SQL injection, which is a long-standing entry on the Owasp Top Ten list of the most common application security mistakes, involves sending data that looks like part of the communication between the application and the database, confusing the database into performing actions it should not, such as disclosing usernames and passwords.

According to the report, researchers found it “painfully easy” to find out the locations of smart city devices, their purpose, and the minimal security safeguards they were shipped with.

One method the research team used to discover these systems was to search Shodan or Censys, two search engines for internet of thing (IoT) and connected devices, for the specific locations and IP addresses of devices and then match the search data to published supplier information to determine what the device is used for, such as air-quality monitoring.

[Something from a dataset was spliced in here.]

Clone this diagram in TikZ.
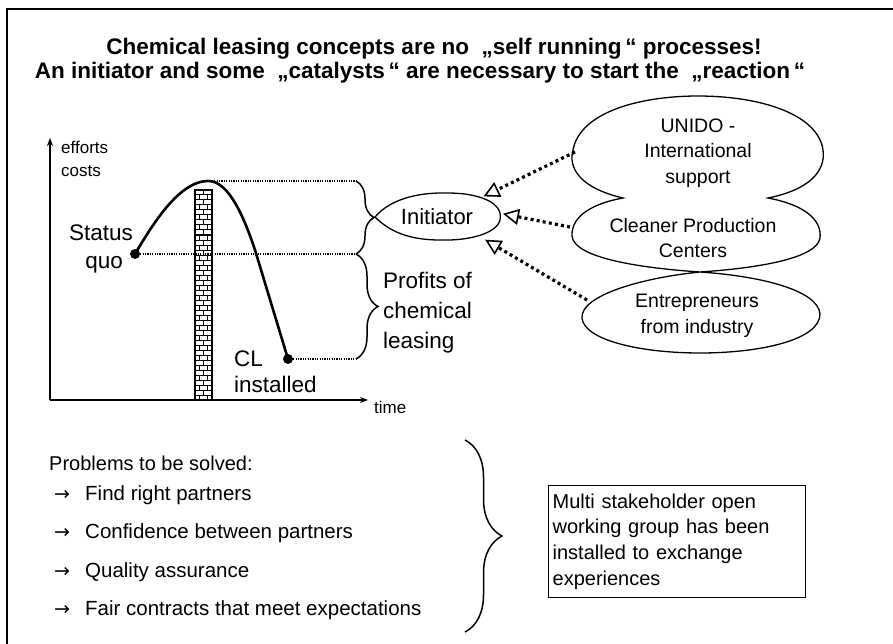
\documentclass[tikz,border=0pt]{standalone}
\usepackage{fontspec}
\setmainfont{Liberation Sans}
\newfontfamily\dejavu{DejaVu Sans}
\usetikzlibrary{arrows.meta,decorations.pathreplacing,shapes.geometric}
\tikzset{
  titletxt/.style={font=\fontsize{22.5}{26}\bfseries\selectfont, inner sep=0pt},
  txt/.style={inner sep=0pt, align=left},
  ctxt/.style={inner sep=0pt, align=center},
  axis/.style={line width=1.8pt, -{Stealth[length=8pt,width=6pt]}},
  curve/.style={line width=2.6pt},
  guide/.style={line width=1.2pt, dash pattern=on 1.2pt off 1.2pt},
  bracestyle/.style={line width=1.5pt, decorate, decoration={brace, amplitude=#1}},
  feed/.style={line width=3.2pt, dash pattern=on 3pt off 3.2pt, -{Triangle[open, length=16pt, width=16pt, line width=1.6pt, sep=0pt]}},
  dotpt/.style={circle, fill=black, inner sep=0pt, minimum size=10pt},
  mortar/.style={line width=1pt},
}
\begin{document}
\begin{tikzpicture}[x=1pt,y=-1pt]
\useasboundingbox (0,0) rectangle (893,644);
\clip (0,0) rectangle (893,644);
% frame
\draw[line width=1.2pt] (7,9) rectangle (905,655);
% title
\node[titletxt] (t1) at (434,49) {Chemical leasing concepts are no\ \ „self running\,“ processes!};
\node[titletxt] (t2) at (420,73) {An initiator and some\ \ „catalysts\,“ are necessary to start the\ \ „reaction\,“};
% axes
\coordinate (origin) at (50,400);
\coordinate (ytop) at (50,138);
\coordinate (xend) at (368,400);
\draw[axis] (origin) -- (ytop);
\draw[axis] (origin) -- (xend);
\node[txt, anchor=west, font=\fontsize{17}{23}\selectfont] (effort) at (61,159) {efforts\\costs};
\node[txt, anchor=west, font=\fontsize{17}{20}\selectfont] (time) at (374,407) {time};
% bricks column
\draw[line width=1.2pt, fill=white] (195,190) rectangle (212,400);
\foreach \k in {0,...,41} {
  \pgfmathsetmacro\ya{190+5*\k}
  \pgfmathsetmacro\yb{195+5*\k}
  \draw[mortar] (195,\yb) -- (212,\yb);
  \ifodd\k
    \draw[mortar] (199.5,\ya) -- (199.5,\yb);
    \draw[mortar] (207.5,\ya) -- (207.5,\yb);
  \else
    \draw[mortar] (203.5,\ya) -- (203.5,\yb);
  \fi
}
% key points
\node[dotpt] (sq) at (135,254) {};
\coordinate (peak) at (207,181);
\node[dotpt] (cl) at (288,359) {};
\coordinate (gpeak) at (356,181);
\coordinate (gsq) at (356,254);
\coordinate (gcl) at (356,359);
\draw[guide] (peak) -- (gpeak);
\draw[guide] (sq) -- (gsq);
\draw[guide] (cl) -- (gcl);
\draw[curve] (sq.center) .. controls (155,220) and (180,182) .. (peak)
   .. controls (225,180) and (240,205) .. (255,250) -- (cl.center);
\node[ctxt, font=\fontsize{22.5}{28}\selectfont] (statusquo) at (101,249) {Status\\\ quo};
\node[txt, anchor=west, font=\fontsize{22.5}{26}\selectfont] (clinst) at (234,372) {CL\\installed};
% braces
\draw[bracestyle=18pt] (gpeak) -- (gsq);
\draw[bracestyle=22pt] (gsq) -- (gcl);
\node[txt, anchor=west, font=\fontsize{22.5}{30}\selectfont] (profits) at (383,313) {Profits of\\chemical\\leasing};
% initiator
\node[ellipse, minimum width=126pt, minimum height=48pt, inner sep=0pt] (init) at (437,216) {};
\draw[line width=1.3pt] (375,217) .. controls (392,197) and (425,190) .. (465,194)
  .. controls (492,198) and (503,208) .. (500,220)
  .. controls (497,233) and (470,241) .. (440,240)
  .. controls (410,240) and (390,232) .. (375,217) -- cycle;
\node[font=\fontsize{22}{24}\selectfont, inner sep=0pt] (inittxt) at (437,217) {Initiator};
% cloud
\draw[line width=1.3pt, fill=white] (623,198)
  .. controls (580,188) and (568,168) .. (573,150)
  .. controls (580,112) and (640,96) .. (698,96)
  .. controls (760,96) and (818,114) .. (823,150)
  .. controls (826,172) and (808,190) .. (768,198)
  .. controls (805,205) and (822,220) .. (820,238)
  .. controls (817,258) and (760,268) .. (700,272)
  .. controls (760,276) and (818,290) .. (820,314)
  .. controls (820,340) and (760,353) .. (700,353)
  .. controls (640,353) and (584,340) .. (582,318)
  .. controls (580,296) and (640,278) .. (700,272)
  .. controls (640,268) and (574,258) .. (572,236)
  .. controls (571,215) and (595,203) .. (623,198) -- cycle;
\node[ctxt, font=\fontsize{19.5}{25.5}\selectfont] (unido) at (698,153) {UNIDO -\\International\\support};
\node[ctxt, font=\fontsize{19.5}{25.5}\selectfont] (cpc) at (693,238) {Cleaner\ Production\\Centers};
\node[ctxt, font=\fontsize{19.5}{25.5}\selectfont] (entr) at (697,316) {Entrepreneurs\\from industry};
\coordinate (unidoL) at (575,152);
\coordinate (cpcL) at (570,227);
\coordinate (entrL) at (587,300);
\draw[feed] (unidoL) -- ([xshift=3pt,yshift=2pt]init.22);
\draw[feed] (cpcL) -- ([xshift=3pt]init.2);
\draw[feed] (entrL) -- ([xshift=8pt,yshift=-5pt]init.-25);
% problems
\node[txt, anchor=west, font=\fontsize{20}{22}\selectfont] (probs) at (49,463) {Problems to be solved:};
\foreach \n/\yy/\t in {p1/495/Find right partners, p2/533/Confidence between partners, p3/572/Quality assurance, p4/610/Fair contracts that meet expectations} {
  \node[txt, anchor=west, font=\fontsize{19}{22}\dejavu] (\n a) at (54,\yy) {→};
  \node[txt, anchor=west, font=\fontsize{20.5}{22}\selectfont] (\n) at (85,\yy) {\t};
}
% big brace
\coordinate (bbtop) at (465,440);
\coordinate (bbbot) at (465,632);
\draw[bracestyle=37pt] (bbtop) -- (bbbot);
% box
\node[draw, line width=1.3pt, anchor=north west, minimum width=257pt, minimum height=112pt, text width=249pt, align=left, inner sep=4pt, font=\fontsize{20}{25.7}\selectfont] (box) at (548,485) {Multi stakeholder open\\working group has been\\installed to exchange\\experiences};
\end{tikzpicture}
\end{document}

Next, researchers looked for supplier support information such as installation guides that outline password protection, troubleshooting and other security features.

Attackers who can track down and research smart city controls and sensors may have little trouble exploiting vulnerabilities and getting past minimal security barriers, the report said, especially where default passwords are used and authentication bypass is possible.

The report noted that smart city technologies present, and sometimes further complicate, many of the security challenges that local government and industrial control system (ICS) networks have been facing over the past decade.

“These challenges often have to do with the fact that the devices/assets are often attached to legacy equipment on legacy operating systems or have been connected to the internet without a full security audit of the risks,” the report said.

According to IBM researchers, there is no easy way to patch a city, particularly as the responsibility is shared between device makers and users.

While it is the manufacturer’s job to make sure their products are built securely, the report said it was the user’s responsibility to use good security hygiene.

Further, the report said there was a shared responsibility between the manufacturer and the user, with the former issuing software updates for security issues, and the latter applying those updates.

Guidelines for city security personnel to secure smart cities

  • Implement IP address restrictions for who can connect to the smart city devices, especially if networks rely on the public internet.
  • Use basic application scanning tools that can help identify vulnerabilities.
  • Use strong network security rules to prevent access to sensitive systems, as well as safer password practices.
  • Disable unnecessary remote administration features and ports.
  • Take advantage of security incident and event management tools to scan network activity and identify suspicious internet traffic.
  • Hire ethical hackers to test systems. These teams are trained to “think like a hacker” and find flaws in systems before the bad guys do.